_Short problem_: Reproduce exactly, with no pictures, each line from the opening of the material down through the line containing "ctrl_oARE_err = [1.2, 1.2, 1.1, 1.2, 1.2, 1.1, 1.2, 1.2, 1.2]".

- - -

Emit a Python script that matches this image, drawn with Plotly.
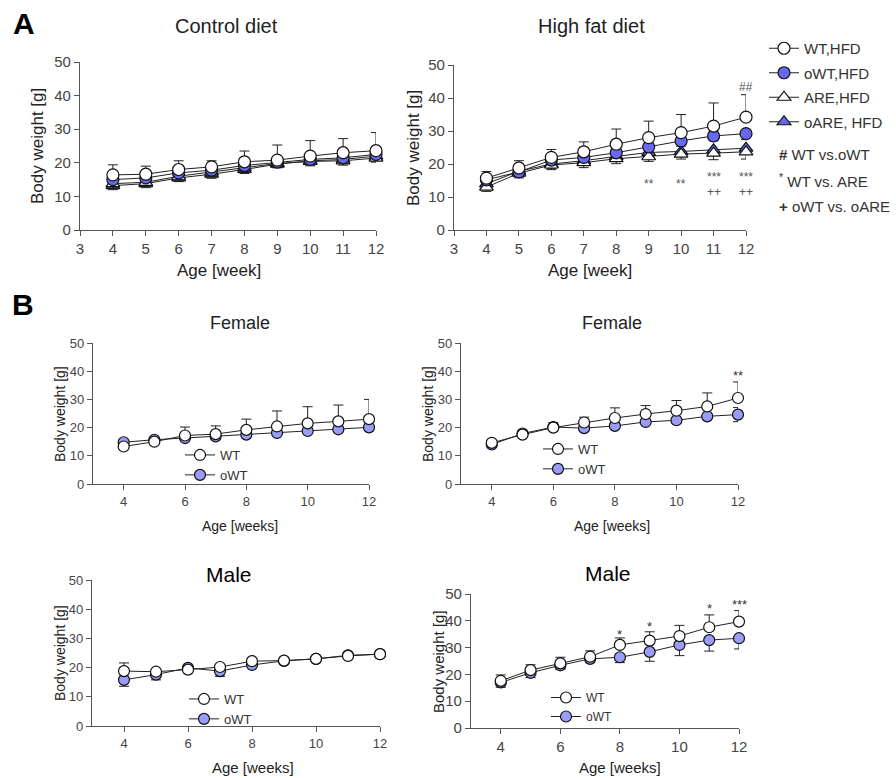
import plotly.graph_objects as go

# ---------------- data ----------------
weeks = [4, 5, 6, 7, 8, 9, 10, 11, 12]

# Panel A - control diet
ctrl_WT = [16.4, 16.6, 18.0, 18.8, 20.3, 20.8, 22.0, 23.0, 23.6]
ctrl_WT_err = [3.0, 2.4, 2.6, 1.8, 3.2, 4.5, 4.6, 4.2, 5.4]
ctrl_oWT = [15.0, 15.5, 17.0, 17.8, 19.2, 20.2, 21.0, 21.5, 22.5]
ctrl_oWT_err = [1.2, 1.0, 1.2, 1.0, 1.3, 1.2, 1.2, 1.2, 1.3]
ctrl_ARE = [13.8, 14.2, 16.0, 17.2, 18.6, 19.8, 20.4, 20.6, 21.4]
ctrl_ARE_err = [1.3, 1.2, 1.2, 1.3, 1.3, 1.2, 1.3, 1.3, 1.2]
ctrl_oARE = [13.2, 13.8, 15.5, 16.6, 18.0, 19.6, 20.6, 21.0, 22.0]
ctrl_oARE_err = [1.2, 1.2, 1.1, 1.2, 1.2, 1.1, 1.2, 1.2, 1.2]

# Panel A - high fat diet
hfd_WT = [15.7, 18.8, 22.0, 23.7, 26.0, 28.0, 29.5, 31.5, 34.2]
hfd_WT_err = [2.0, 2.2, 2.4, 3.0, 4.6, 5.0, 5.5, 7.0, 6.8]
hfd_oWT = [15.2, 17.6, 21.2, 22.0, 23.4, 25.2, 27.0, 28.5, 29.2]
hfd_oWT_err = [1.2, 1.5, 1.4, 1.3, 1.5, 1.6, 1.6, 1.5, 1.8]
hfd_ARE = [13.0, 17.2, 19.7, 20.4, 21.6, 22.2, 23.0, 23.3, 23.7]
hfd_ARE_err = [1.3, 1.4, 1.4, 1.5, 1.5, 1.4, 1.5, 2.0, 2.2]
hfd_oARE = [14.0, 17.8, 20.0, 21.0, 22.3, 23.5, 23.8, 24.3, 24.8]
hfd_oARE_err = [1.2, 1.3, 1.3, 1.3, 1.4, 1.4, 1.4, 1.5, 1.5]

# Panel B - female
fem_ctrl_WT = [13.3, 15.0, 17.2, 17.7, 19.2, 20.4, 21.5, 22.2, 23.0]
fem_ctrl_WT_err = [0.8, 1.0, 3.0, 2.9, 3.8, 5.5, 5.9, 5.8, 7.0]
fem_ctrl_oWT = [14.8, 15.7, 16.3, 16.9, 17.5, 18.1, 18.8, 19.4, 20.1]
fem_ctrl_oWT_err = [0.8, 0.8, 0.8, 0.8, 0.8, 0.8, 0.8, 0.8, 0.8]
fem_hfd_WT = [14.6, 17.5, 20.0, 21.8, 23.4, 24.8, 26.0, 27.5, 30.5]
fem_hfd_WT_err = [1.0, 1.2, 1.8, 1.9, 3.6, 3.0, 3.6, 4.8, 5.7]
fem_hfd_oWT = [14.0, 17.9, 20.2, 19.8, 20.6, 22.0, 22.6, 24.0, 24.6]
fem_hfd_oWT_err = [0.6, 0.8, 0.8, 1.0, 0.8, 0.8, 0.8, 0.8, 2.5]

# Panel B - male
male_ctrl_WT = [18.8, 18.6, 19.3, 20.2, 22.2, 22.4, 23.0, 24.0, 24.6]
male_ctrl_WT_err = [2.8, 0.8, 0.6, 0.6, 0.6, 0.5, 0.5, 0.5, 0.5]
male_ctrl_oWT = [15.8, 17.6, 19.9, 18.8, 20.9, 22.3, 23.0, 24.2, 24.6]
male_ctrl_oWT_err = [2.2, 1.8, 0.6, 1.8, 0.8, 0.5, 0.5, 0.5, 0.5]
male_hfd_WT = [17.6, 21.6, 24.1, 26.6, 31.0, 32.6, 34.3, 37.6, 39.7]
male_hfd_WT_err = [2.2, 2.0, 2.3, 2.2, 2.6, 3.3, 4.0, 4.6, 4.1]
male_hfd_oWT = [17.0, 20.6, 23.4, 25.8, 26.4, 28.4, 31.0, 32.8, 33.5]
male_hfd_oWT_err = [1.8, 1.8, 1.6, 1.4, 2.0, 3.5, 4.0, 4.1, 4.0]

ticks_A = [3, 4, 5, 6, 7, 8, 9, 10, 11, 12]
ticks_B = [4, 6, 8, 10, 12]
ticks_Y = [0, 10, 20, 30, 40, 50]

# ---------------- styling ----------------
FONT = "Liberation Sans, Arial, sans-serif"
BLUE_A = "#6868f0"
BLUE_B = "#9a9cf8"
W, H = 896, 778

fig = go.Figure()


def add(ax, x, y, eup, edn, name, symbol, fill, legend, rank, size=12):
    fig.add_trace(go.Scatter(
        x=x, y=y, xaxis="x" + ax, yaxis="y" + ax, mode="lines+markers", name=name,
        line=dict(color="#222", width=1),
        marker=dict(symbol=symbol, size=size, color=fill, line=dict(color="#111", width=1.2)),
        error_y=dict(type="data", symmetric=False, array=eup, arrayminus=edn,
                     color="#222", thickness=1, width=5),
        legend=legend, showlegend=legend is not None, legendrank=rank,
        legendgroup=name + ax, cliponaxis=False))


zeros = [0] * 9
# A left
add("", weeks, ctrl_oARE, zeros, ctrl_oARE_err, "oARE, HFD", "triangle-up", BLUE_A, None, 4)
add("", weeks, ctrl_ARE, zeros, ctrl_ARE_err, "ARE,HFD", "triangle-up", "white", None, 3)
add("", weeks, ctrl_oWT, zeros, ctrl_oWT_err, "oWT,HFD", "circle", BLUE_A, None, 2)
add("", weeks, ctrl_WT, ctrl_WT_err, zeros, "WT,HFD", "circle", "white", None, 1)
# A right
add("2", weeks, hfd_oARE, zeros, hfd_oARE_err, "oARE, HFD", "triangle-up", BLUE_A, "legend", 4)
add("2", weeks, hfd_ARE, zeros, hfd_ARE_err, "ARE,HFD", "triangle-up", "white", "legend", 3)
add("2", weeks, hfd_oWT, zeros, hfd_oWT_err, "oWT,HFD", "circle", BLUE_A, "legend", 2)
add("2", weeks, hfd_WT, hfd_WT_err, zeros, "WT,HFD", "circle", "white", "legend", 1)
# B panels
add("3", weeks, fem_ctrl_oWT, fem_ctrl_oWT_err, fem_ctrl_oWT_err, "oWT", "circle", BLUE_B, "legend2", 2, 11)
add("3", weeks, fem_ctrl_WT, fem_ctrl_WT_err, zeros, "WT", "circle", "white", "legend2", 1, 11)
add("4", weeks, fem_hfd_oWT, fem_hfd_oWT_err, fem_hfd_oWT_err, "oWT", "circle", BLUE_B, "legend3", 2, 11)
add("4", weeks, fem_hfd_WT, fem_hfd_WT_err, zeros, "WT", "circle", "white", "legend3", 1, 11)
add("5", weeks, male_ctrl_oWT, zeros, male_ctrl_oWT_err, "oWT", "circle", BLUE_B, "legend4", 2, 11)
add("5", weeks, male_ctrl_WT, male_ctrl_WT_err, zeros, "WT", "circle", "white", "legend4", 1, 11)
add("6", weeks, male_hfd_oWT, zeros, male_hfd_oWT_err, "oWT", "circle", BLUE_B, "legend5", 2, 11)
add("6", weeks, male_hfd_WT, male_hfd_WT_err, zeros, "WT", "circle", "white", "legend5", 1, 11)


def px_dom_x(a, b):
    return [a / W, b / W]


def px_dom_y(top, bottom):
    return [1 - bottom / H, 1 - top / H]


panels = {
    "": (px_dom_x(80, 376), px_dom_y(62, 230), ticks_A, 15, 15),
    "2": (px_dom_x(454, 746), px_dom_y(65, 230), ticks_A, 15, 15),
    "3": (px_dom_x(93, 369), px_dom_y(343, 484), ticks_B, 13, 13),
    "4": (px_dom_x(461, 738), px_dom_y(343, 484), ticks_B, 13, 13),
    "5": (px_dom_x(92, 380), px_dom_y(580, 726), ticks_B, 13, 13),
    "6": (px_dom_x(471, 739), px_dom_y(594, 728), ticks_B, 15, 15),
}

axis_common = dict(showline=True, linecolor="#555", linewidth=1.3, ticks="outside",
                   ticklen=5, tickcolor="#555", tickwidth=1.3, showgrid=False,
                   zeroline=False)
layout = dict(
    width=W, height=H, margin=dict(l=0, r=0, t=0, b=0, autoexpand=False),
    plot_bgcolor="white", paper_bgcolor="white",
    font=dict(family=FONT, color="#333"),
)
for k, (dx, dy, tv, fx, fy) in panels.items():
    layout["xaxis" + k] = dict(domain=dx, anchor="y" + k, range=[3, 12], tickvals=tv,
                               tickfont=dict(size=fx, color="#444"), **axis_common)
    layout["yaxis" + k] = dict(domain=dy, anchor="x" + k, range=[0, 50], tickvals=ticks_Y,
                               tickfont=dict(size=fy, color="#444"), **axis_common)

leg_common = dict(xanchor="left", yanchor="top", bgcolor="rgba(0,0,0,0)",
                  itemwidth=30, itemclick=False)
layout["legend"] = dict(x=764 / W, y=1 - 32 / H, font=dict(size=15, color="#333", family=FONT),
                        traceorder="grouped", tracegroupgap=2, **leg_common)
for name, (lx, ly, fs) in {"legend2": (180, 440, 13), "legend3": (538, 434, 13),
                           "legend4": (184, 684, 13), "legend5": (546, 683, 12)}.items():
    layout[name] = dict(x=lx / W, y=1 - ly / H, font=dict(size=fs, color="#333", family=FONT),
                        traceorder="normal", **leg_common)

fig.update_layout(**layout)


def ann(text, x, y, size, xref="paper", yref="paper", color="#222", angle=0,
        xanchor="center", yanchor="middle"):
    if xref == "paper":
        x = x / W
    if yref == "paper":
        y = 1 - y / H
    fig.add_annotation(text=text, x=x, y=y, xref=xref, yref=yref, showarrow=False,
                       font=dict(size=size, color=color, family=FONT), textangle=angle,
                       xanchor=xanchor, yanchor=yanchor)


# panel letters and titles
ann("<b>A</b>", 24, 24, 30, color="black")
ann("<b>B</b>", 23, 304, 30, color="black")
ann("Control diet", 226, 26, 20)
ann("High fat diet", 591, 26, 20)
ann("Female", 240, 323, 18)
ann("Female", 612, 323, 18)
ann("Male", 229, 574, 21, color="black")
ann("Male", 608, 573, 21, color="black")

# axis titles
ann("Body weight [g]", 38, 146, 17, angle=-90)
ann("Body weight [g]", 413, 148, 17, angle=-90)
ann("Age [week]", 219, 270, 17)
ann("Age [week]", 590, 270, 17)
ann("Body weight [g]", 60, 414, 14, angle=-90)
ann("Body weight [g]", 428, 414, 14, angle=-90)
ann("Body weight [g]", 60, 653, 14, angle=-90)
ann("Body weight [g]", 438, 662, 15, angle=-90)
ann("Age [weeks]", 240, 526, 14)
ann("Age [weeks]", 612, 526, 14)
ann("Age [weeks]", 253, 767, 15)
ann("Age [weeks]", 620, 767, 15)

# significance key
ann("<b>#</b> WT vs.oWT", 777, 154, 15, color="#333", xanchor="left")
ann("<sup>*</sup> WT vs. ARE", 777, 180, 15, color="#333", xanchor="left")
ann("<b>+</b> oWT vs. oARE", 777, 206, 15, color="#333", xanchor="left")

# significance marks (data coordinates)
sig_A = [("##", 12, 43.3), ("**", 9, 14.0), ("**", 10, 14.0), ("***", 11, 16.0),
         ("++", 11, 11.6), ("***", 12, 16.0), ("++", 12, 11.6)]
for t, xv, yv in sig_A:
    ann(t, xv, yv, 12, xref="x2", yref="y2", color="#555")
ann("**", 12, 38.5, 13, xref="x4", yref="y4", color="#333")
for t, xv, yv in [("*", 8, 34.8), ("*", 9, 38.0), ("*", 11, 44.5), ("***", 12, 46.0)]:
    ann(t, xv, yv, 13, xref="x6", yref="y6", color="#333")

fig.write_html("out.html", config={"displayModeBar": False},
               post_script="document.body.style.margin='0px';")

- - -

_Result for this exercise_:
Emit a Python script that matches this image, drawn with Plotly.
import plotly.graph_objects as go

# ---------------- data ----------------
weeks = [4, 5, 6, 7, 8, 9, 10, 11, 12]

# Panel A - control diet
ctrl_WT = [16.4, 16.6, 18.0, 18.8, 20.3, 20.8, 22.0, 23.0, 23.6]
ctrl_WT_err = [3.0, 2.4, 2.6, 1.8, 3.2, 4.5, 4.6, 4.2, 5.4]
ctrl_oWT = [15.0, 15.5, 17.0, 17.8, 19.2, 20.2, 21.0, 21.5, 22.5]
ctrl_oWT_err = [1.2, 1.0, 1.2, 1.0, 1.3, 1.2, 1.2, 1.2, 1.3]
ctrl_ARE = [13.8, 14.2, 16.0, 17.2, 18.6, 19.8, 20.4, 20.6, 21.4]
ctrl_ARE_err = [1.3, 1.2, 1.2, 1.3, 1.3, 1.2, 1.3, 1.3, 1.2]
ctrl_oARE = [13.2, 13.8, 15.5, 16.6, 18.0, 19.6, 20.6, 21.0, 22.0]
ctrl_oARE_err = [1.2, 1.2, 1.1, 1.2, 1.2, 1.1, 1.2, 1.2, 1.2]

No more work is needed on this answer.